C'est avec beaucoup de curiosité que nous réceptionnions l'an passé le premier album solo de Tom Meighan, ancien co-leader de Kasabian, à la suite de son éviction de la formation par ses collègues. Un contexte critique qui, avouons-le, ne nous préparait pas à un rebond aussi rapide du musicien. Cependant, la sortie de The Reckoning nous a permis de retrouver un Tom Meighan en forme, dans un style cependant éloigné des grands Kasabian, de ceux qui nous ont fait danser et bondir jusqu'à la fin de nos nuits de pas encore trentenaires en cette fin des années 2000. Tout dans l'univers de ce premier disque tendait vers un nouveau départ : la pochette très sobre avec le visage du musicien comme apaisé, et le tracklisting truffé de morceaux aux angles très arrondis, pour ne pas dire bien trop timorés, nous laissant un sérieux goût d'inachevé dans la gorge.
A peine une année suite à ce retour, Tom Meighan revient avec Roadrunner, et spoilons immédiatement la fin du film, ce dernier semble avoir repris sérieusement du poil de la bête, le disque renouant enfin avec l'electro rock pêchue et excitante que Tom et ses comparses d'antan maniaient de façon magistrale. La transformation se ressent dès la première plage : riffs suraigus et batterie surdéveloppée, chant amplifié, Tom n'est pas revenu pour nous compter fleurette. L'étape d'après est franchie et les onze titres sont dans leur grande majorité un merveilleux retour aux sources musicales du musicien.
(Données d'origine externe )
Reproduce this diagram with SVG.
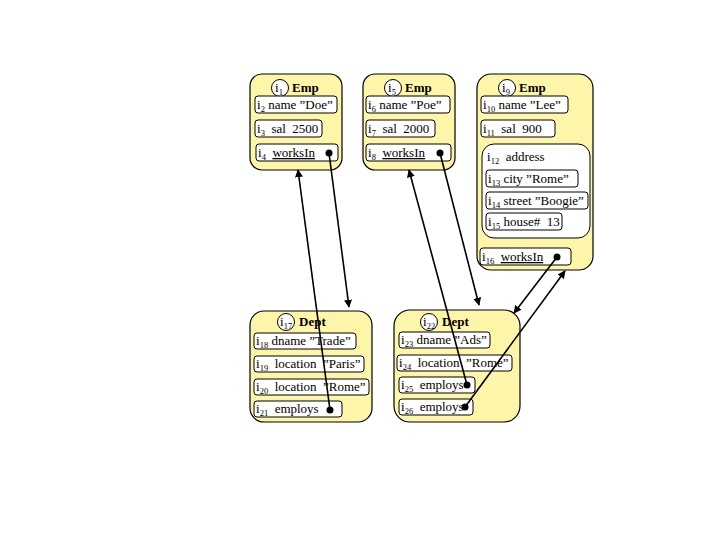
<svg xmlns="http://www.w3.org/2000/svg" width="720" height="540" viewBox="0 0 720 540" xml:space="preserve">
<defs>
<style>
.obj{fill:#fdf6a8;stroke:#000;stroke-width:1.2}
.fld{fill:#fff;stroke:#000;stroke-width:1}
.t{font-family:"Liberation Serif","Times New Roman",serif;font-size:13px;fill:#000;white-space:pre}
.h{font-family:"Liberation Serif","Times New Roman",serif;font-size:13px;font-weight:bold;fill:#000}
.s{font-size:8.5px}
.u{text-decoration:underline}
.c{fill:#fff;stroke:#000;stroke-width:1}
.dot{fill:#000}
.ln{stroke:#000;stroke-width:1.6;fill:none;marker-end:url(#ah)}
</style>
<marker id="ah" viewBox="0 0 10 10" refX="9" refY="5" markerWidth="5" markerHeight="5" orient="auto" markerUnits="strokeWidth">
<path d="M0,0 L10,5 L0,10 z" fill="#000"/>
</marker>
</defs>
<rect width="720" height="540" fill="#fff"/>

<g id="emp1">
<rect class="obj" x="250" y="74" width="92" height="96" rx="12"/>
<circle class="c" cx="280" cy="88" r="8.5"/>
<text class="t" x="275" y="92">i<tspan class="s" dy="3">1</tspan></text>
<text class="h" x="292" y="92">Emp</text>
<rect class="fld" x="255" y="96" width="82" height="17" rx="3"/>
<text class="t" x="257" y="109">i<tspan class="s" dy="3">2</tspan><tspan dy="-3"> name ”Doe”</tspan></text>
<rect class="fld" x="255" y="120" width="67" height="17" rx="3"/>
<text class="t" x="257" y="133">i<tspan class="s" dy="3">3</tspan><tspan dy="-3">  sal  2500</tspan></text>
<rect class="fld" x="256" y="144" width="82" height="17" rx="3"/>
<text class="t" x="258" y="157">i<tspan class="s" dy="3">4</tspan><tspan dy="-3">  </tspan><tspan class="u">worksIn</tspan></text>
<circle class="dot" cx="329" cy="153" r="3.5"/>
</g>

<g id="emp2">
<rect class="obj" x="363" y="74" width="92" height="96" rx="12"/>
<circle class="c" cx="393" cy="88" r="8.5"/>
<text class="t" x="388" y="92">i<tspan class="s" dy="3">5</tspan></text>
<text class="h" x="405" y="92">Emp</text>
<rect class="fld" x="366" y="96" width="84" height="17" rx="3"/>
<text class="t" x="368" y="109">i<tspan class="s" dy="3">6</tspan><tspan dy="-3"> name ”Poe”</tspan></text>
<rect class="fld" x="366" y="120" width="69" height="17" rx="3"/>
<text class="t" x="368" y="133">i<tspan class="s" dy="3">7</tspan><tspan dy="-3">  sal  2000</tspan></text>
<rect class="fld" x="366" y="144" width="85" height="17" rx="3"/>
<text class="t" x="368" y="157">i<tspan class="s" dy="3">8</tspan><tspan dy="-3">  </tspan><tspan class="u">worksIn</tspan></text>
<circle class="dot" cx="440" cy="153" r="3.5"/>
</g>

<g id="emp3">
<rect class="obj" x="477" y="74" width="116" height="196" rx="14"/>
<circle class="c" cx="507" cy="88" r="8.5"/>
<text class="t" x="502" y="92">i<tspan class="s" dy="3">9</tspan></text>
<text class="h" x="519" y="92">Emp</text>
<rect class="fld" x="481" y="96" width="87" height="17" rx="3"/>
<text class="t" x="483" y="109">i<tspan class="s" dy="3">10</tspan><tspan dy="-3"> name ”Lee”</tspan></text>
<rect class="fld" x="481" y="120" width="74" height="17" rx="3"/>
<text class="t" x="483" y="133">i<tspan class="s" dy="3">11</tspan><tspan dy="-3">  sal  900</tspan></text>
<g id="address">
<rect class="fld" x="482" y="144" width="108" height="94" rx="12"/>
<text class="t" x="487" y="161">i<tspan class="s" dy="3">12</tspan><tspan dy="-3">  address</tspan></text>
<rect class="fld" x="486" y="170" width="92" height="17" rx="3"/>
<text class="t" x="488" y="183">i<tspan class="s" dy="3">13</tspan><tspan dy="-3"> city ”Rome”</tspan></text>
<rect class="fld" x="486" y="192" width="102" height="17" rx="3"/>
<text class="t" x="488" y="205">i<tspan class="s" dy="3">14</tspan><tspan dy="-3"> street ”Boogie”</tspan></text>
<rect class="fld" x="486" y="213" width="76" height="17" rx="3"/>
<text class="t" x="488" y="226">i<tspan class="s" dy="3">15</tspan><tspan dy="-3"> house#  13</tspan></text>
</g>
<rect class="fld" x="480" y="248" width="91" height="17" rx="3"/>
<text class="t" x="482" y="261">i<tspan class="s" dy="3">16</tspan><tspan dy="-3">  </tspan><tspan class="u">worksIn</tspan></text>
<circle class="dot" cx="557" cy="257" r="3.5"/>
</g>

<g id="dept1">
<rect class="obj" x="250" y="311" width="122" height="111" rx="14"/>
<circle class="c" cx="286" cy="322" r="8.5"/>
<text class="t" x="280" y="326">i<tspan class="s" dy="3">17</tspan></text>
<text class="h" x="299" y="326">Dept</text>
<rect class="fld" x="254" y="333" width="102" height="16" rx="3"/>
<text class="t" x="256" y="345">i<tspan class="s" dy="3">18</tspan><tspan dy="-3"> dname ”Trade”</tspan></text>
<rect class="fld" x="254" y="356" width="110" height="16" rx="3"/>
<text class="t" x="256" y="368">i<tspan class="s" dy="3">19</tspan><tspan dy="-3">  location  ”Paris”</tspan></text>
<rect class="fld" x="254" y="379" width="115" height="16" rx="3"/>
<text class="t" x="256" y="391">i<tspan class="s" dy="3">20</tspan><tspan dy="-3">  location  ”Rome”</tspan></text>
<rect class="fld" x="254" y="401" width="88" height="16" rx="3"/>
<text class="t" x="256" y="413">i<tspan class="s" dy="3">21</tspan><tspan dy="-3">  employs</tspan></text>
<circle class="dot" cx="330" cy="410" r="3.5"/>
</g>

<g id="dept2">
<rect class="obj" x="394" y="310" width="126" height="112" rx="16"/>
<circle class="c" cx="429" cy="322" r="8.5"/>
<text class="t" x="423" y="326">i<tspan class="s" dy="3">22</tspan></text>
<text class="h" x="442" y="326">Dept</text>
<rect class="fld" x="399" y="332" width="91" height="16" rx="3"/>
<text class="t" x="401" y="344">i<tspan class="s" dy="3">23</tspan><tspan dy="-3"> dname ”Ads”</tspan></text>
<rect class="fld" x="397" y="355" width="115" height="16" rx="3"/>
<text class="t" x="399" y="367">i<tspan class="s" dy="3">24</tspan><tspan dy="-3">  location  ”Rome”</tspan></text>
<rect class="fld" x="399" y="377" width="76" height="16" rx="3"/>
<text class="t" x="401" y="389">i<tspan class="s" dy="3">25</tspan><tspan dy="-3">  employs</tspan></text>
<circle class="dot" cx="467" cy="385" r="3.5"/>
<rect class="fld" x="399" y="399" width="74" height="16" rx="3"/>
<text class="t" x="401" y="411">i<tspan class="s" dy="3">26</tspan><tspan dy="-3">  employs</tspan></text>
<circle class="dot" cx="465" cy="407" r="3.5"/>
</g>

<g id="connectors">
<line class="ln" x1="329" y1="153" x2="349" y2="307"/>
<line class="ln" x1="330" y1="410" x2="298" y2="170"/>
<line class="ln" x1="440" y1="153" x2="479" y2="305"/>
<line class="ln" x1="467" y1="385" x2="409" y2="170"/>
<line class="ln" x1="557" y1="257" x2="514" y2="313"/>
<line class="ln" x1="465" y1="407" x2="565" y2="271"/>
</g>
</svg>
L'ambiance est au dance rock, fait de façon simple mais ultra efficace. Pas de surproduction ronflante ni de bouillie pour clubbing de supermarché (excusez le petit tacle taquin aux anciens camarades de jeu), les guitares sont parfaitement mises en avant, avec des montées en puissance sur les refrains et le chant nettement plus affirmé de Tom Meighan, qui retrouve ici ses intonations de « jeune branleur » quand il se remet enfin à hurler de façon si délicieusement arrogante comme avec White Lies.
Cette quasi-renaissance en est presque déconcertante : Silver Lining et High On Gospel semblent tout droit sortis d'un EP qui aurait fait la transition d'entre Kasabian et Empire, presque comme les pièces manquantes du puzzle lorsque que nous doutions à l'époque face à l'évolution du groupe. Parfaitement orchestrés, avec ces habiles cassures de rythme qui refont partir le tout avec encore plus de force, Headcase (morceau où l'on retrouve ce chant à moitié déclamé qui marque réellement le style de Tom), Exorcist et l'excellent Sneaky One, ce dernier à lui seul portant tout l'univers electro rock si jouissif que nous avons perdu depuis un sacré moment du côté de chez Sergio, nous laissent deviner que les chemins de ces deux musiciens se seraient fatalement séparés à moyen terme.
Les plages plus douces où l'on retrouve Tom Meighan dans un registre plus profond sont bien présentes, avec la parenthèse acoustique Better Life, simple ballade pop qui tranche cependant énormément avec le reste du disque, et le duo de fin Do Your Things et Would You Mind, tout en intensité où le chant de l'anglais est au sommet de ses capacités.
La couverture du disque contraste fortement avec le précédent, qui semblait appeler à la plus grande humilité, mettant en avant une rédemption face à ses terribles déboires personnels. Roadrunner et son graphisme très pop art créent une toute autre atmosphère, et la confiance que l'on ressent beaucoup plus dans les titres de ce second disque va dans le sens de cette nouvelle étape que franchit avec succès Tom Meighan. N'étant pas encore venu défendre ses nouvelles couleurs en France, ce second disque solo très réussi lui permettra peut-être de franchir à nouveau la Manche, ce dernier ayant renoué avec une partie de son public lors de concerts complets dans des petites salles au Royaume-Uni.